En realidad, los rescates de bancos no son nada excepcional. Han existido siempre por un motivo evidente: el banco es un intermediario financiero que, bien gestionado, proporciona unos servicios de enorme utilidad para la sociedad. Si un banco insolvente se adquiere a precio de saldo y posteriormente se reflota, la rentabilidad que obtenga el reflotador puede ser enorme.
Pero el rescate de un banco implica necesariamente separar el grano de la paja: hay que liquidar las malas inversiones y reducir el volumen excesivo de deuda. Hasta los comienzos del siglo XX, estas tareas las realizaban inversores privados que comprometían y arriesgaban su propio dinero en salvar al banco. Actualmente, el Estado, a través de los bancos centrales, ha nacionalizado de facto esta iniciativa. Los bancos son rescatados por funcionarios que, en todo caso, ponen en peligro el dinero del contribuyente.
El problema de estas medidas se plantea especialmente en medio de las crisis económicas. En estos casos, los balances bancarios están repletos de malas inversiones que deben ser liquidadas como condición previa a la recuperación. Si el Estado rescata indiscriminadamente a los bancos para proteger al conjunto de los depositantes, las malas inversiones no se liquidarán y la crisis se perpetuará, tal y como sucedió durante la Gran Depresión estadounidense o más recientemente en Japón. Por no hablar de la enorme corrupción pública que podría producirse a la hora de decidir qué activos se adquieren y, sobre todo, a qué precio.
El 60% de todo el crédito de los bancos y cajas españoles ha ido destinado a adquirir activos relacionados con un sector de la construcción que ha padecido la mayor burbuja de precios del mundo -una sobrevaloración cercana al 40%-. El rescate público de estas entidades implicaría que todos los españoles tendrían que asumir las brutales pérdidas derivadas del inexorable ajuste de precios.

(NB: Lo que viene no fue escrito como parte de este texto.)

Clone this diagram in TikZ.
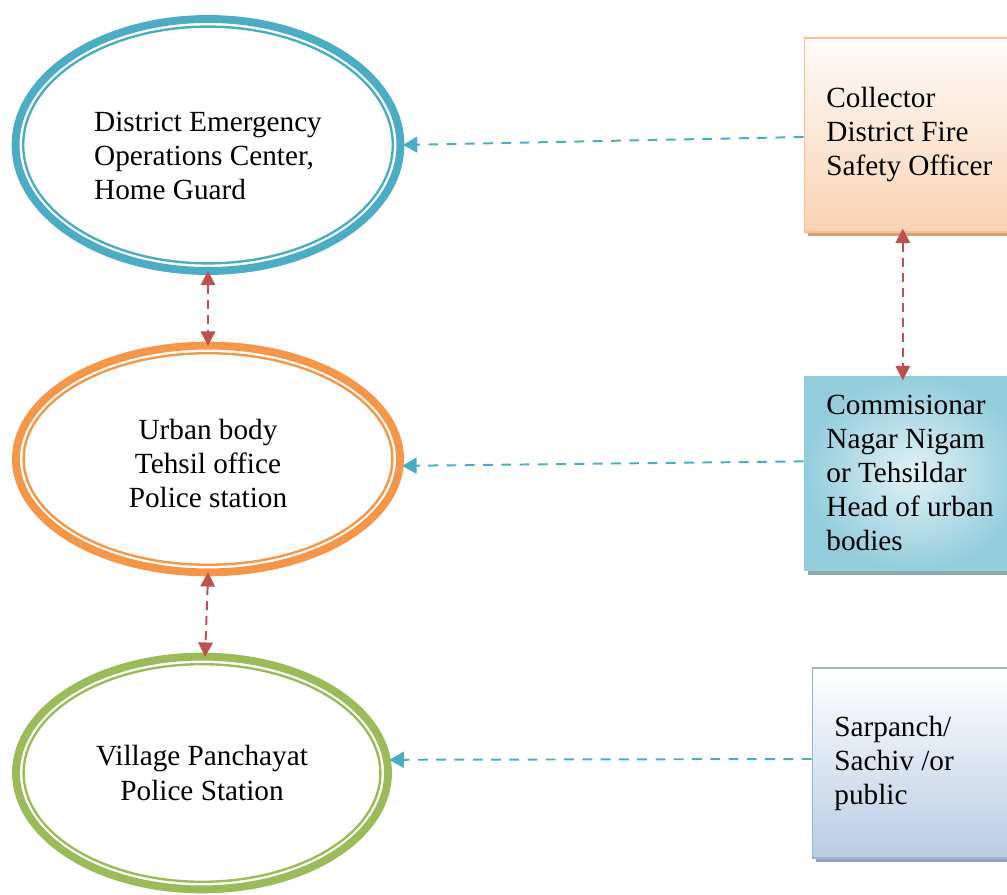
\documentclass[tikz,border=0pt]{standalone}
\usepackage{fontspec}
\setmainfont{Liberation Serif}
\definecolor{ofblue}{HTML}{4BACC6}
\definecolor{oforange}{HTML}{F79646}
\definecolor{ofgreen}{HTML}{9BBB59}
\definecolor{ofred}{HTML}{C0504D}
\definecolor{peachline}{HTML}{FAC090}
\definecolor{peachfill}{HTML}{F9D3B3}
\definecolor{peachshadow}{HTML}{CFA27E}
\definecolor{aqualine}{HTML}{92CDDC}
\definecolor{aquafill}{HTML}{E2F2F6}
\definecolor{aquadark}{HTML}{93CDDC}
\definecolor{aquashadow}{HTML}{8EA7B0}
\definecolor{slateline}{HTML}{95B3D7}
\definecolor{slatefill}{HTML}{B8CCE4}
\definecolor{slateshadow}{HTML}{97A3B3}
\usetikzlibrary{shapes.geometric,arrows.meta,shadows}

\begin{document}
\begin{tikzpicture}[
  ring/.style={ellipse, draw=#1, line width=5.6pt, inner sep=0pt},
  innerring/.style={ellipse, draw=#1, line width=1.7pt, inner sep=0pt},
  ringtext/.style={font=\fontsize{20.8}{24.2}\selectfont, align=center},
  officer/.style={rectangle, draw=#1, line width=1.2pt, text width=4.4cm,
    inner xsep=0.55cm, align=flush left, font=\fontsize{20.8}{24.2}\selectfont},
  link/.style={ofblue, line width=1.4pt, dash pattern=on 7pt off 6pt,
    -{Triangle[length=0.36cm,width=0.4cm]}, shorten >=-1pt},
  twoway/.style={ofred, line width=1.4pt, dash pattern=on 6.4pt off 4.3pt,
    {Triangle[length=0.36cm,width=0.36cm]}-{Triangle[length=0.36cm,width=0.36cm]},
    shorten >=-3pt, shorten <=-3pt}
]
  \useasboundingbox (0,0) rectangle (25.175,22.375);

  % Offices (double rings)
  \node[ring=ofblue, minimum width=9.62cm, minimum height=6.3cm,
    label={[ringtext, align=left, yshift=-0.27cm]center:District Emergency\\Operations Center,\\Home Guard}]
    (eoc) at (5.2,18.75) {};
  \node[innerring=ofblue, minimum width=9.24cm, minimum height=5.92cm] (eoc-in)
    at (eoc.center) {};
  \node[ring=oforange, minimum width=9.6cm, minimum height=5.67cm,
    label={[ringtext, yshift=-0.12cm]center:Urban body\\Tehsil office\\Police station}]
    (urb) at (5.2,10.9) {};
  \node[innerring=oforange, minimum width=9.22cm, minimum height=5.29cm] (urb-in)
    at (urb.center) {};
  \node[ring=ofgreen, minimum width=9.3cm, minimum height=5.82cm,
    label={[ringtext]center:Village Panchayat\\Police Station}]
    (vps) at (5.05,3.05) {};
  \node[innerring=ofgreen, minimum width=8.92cm, minimum height=5.44cm] (vps-in)
    at (vps.center) {};

  % Officers on the right
  \node[officer=peachline, minimum height=4.85cm, top color=white!92!peachfill,
    bottom color=peachfill,
    drop shadow={shadow xshift=0.1cm, shadow yshift=-0.1cm, fill=peachshadow, opacity=1}]
    (dfso) at (22.86,19.0) {Collector\\District Fire\\Safety Officer};
  \node[officer=aqualine, minimum height=4.825cm, inner color=aquafill,
    outer color=aquadark,
    drop shadow={shadow xshift=0.1cm, shadow yshift=-0.12cm, fill=aquashadow, opacity=1}]
    (cnn) at (22.86,10.54) {Commisionar\\Nagar Nigam\\or Tehsildar\\Head of urban\\bodies};
  \node[officer=slateline, minimum height=4.75cm, top color=white,
    bottom color=slatefill,
    drop shadow={shadow xshift=0.1cm, shadow yshift=-0.1cm, fill=slateshadow, opacity=1}]
    (spc) at (23.06,3.3) {Sarpanch/\\Sachiv /or\\public};

  % Reporting lines
  \draw[link] ([yshift=-0.05cm]dfso.west) -- (eoc.east);
  \draw[link] ([yshift=0.3cm]cnn.west) -- (urb.-2);
  \draw[link] ([yshift=0.1cm]spc.west) -- (vps.4);

  % Coordination between levels
  \draw[twoway] (eoc.south) -- (urb.north);
  \draw[twoway] (urb.south) -- ([xshift=0.08cm]vps.north);
  \draw[twoway] ([xshift=-0.29cm]dfso.south) -- ([xshift=-0.29cm]cnn.north);
\end{tikzpicture}
\end{document}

En otras palabras, durante unos lustros de estancamiento económico estaríamos trabajando únicamente para recapitalizar a los bancos.
Además, la propuesta ni siquiera resulta factible dentro del marco del euro y de la limitación del endeudamiento público por parte del Pacto de Estabilidad.
Pero, sobre todo, no tiene ningún sentido rescatar a los bancos si el actual sistema financiero, basado en el dinero fiduciario de curso forzoso gestionado por un banco central monopolístico, les incentiva a que sigan incurriendo en prácticas que los encaminan sistemáticamente hacia la insolvencia.
Así pues, se hace necesario plantearse alternativas más realistas y efectivas que la simplista intervención pública en los bancos. Primero, habría que permitir sin condicionantes ni cortapisas que otros bancos privados adquirieran y diseccionaran a las entidades insolventes. En segundo lugar, si ningún inversor privado está dispuesto a hacerse cargo de los quebrados, habría que convertir una parte de la deuda del banco en acciones que serían repartidas entre sus acreedores. Y, en tercer lugar, es hora de iniciar la sustitución del actual sistema financiero por uno basado en el patrón oro y la prudencia bancaria.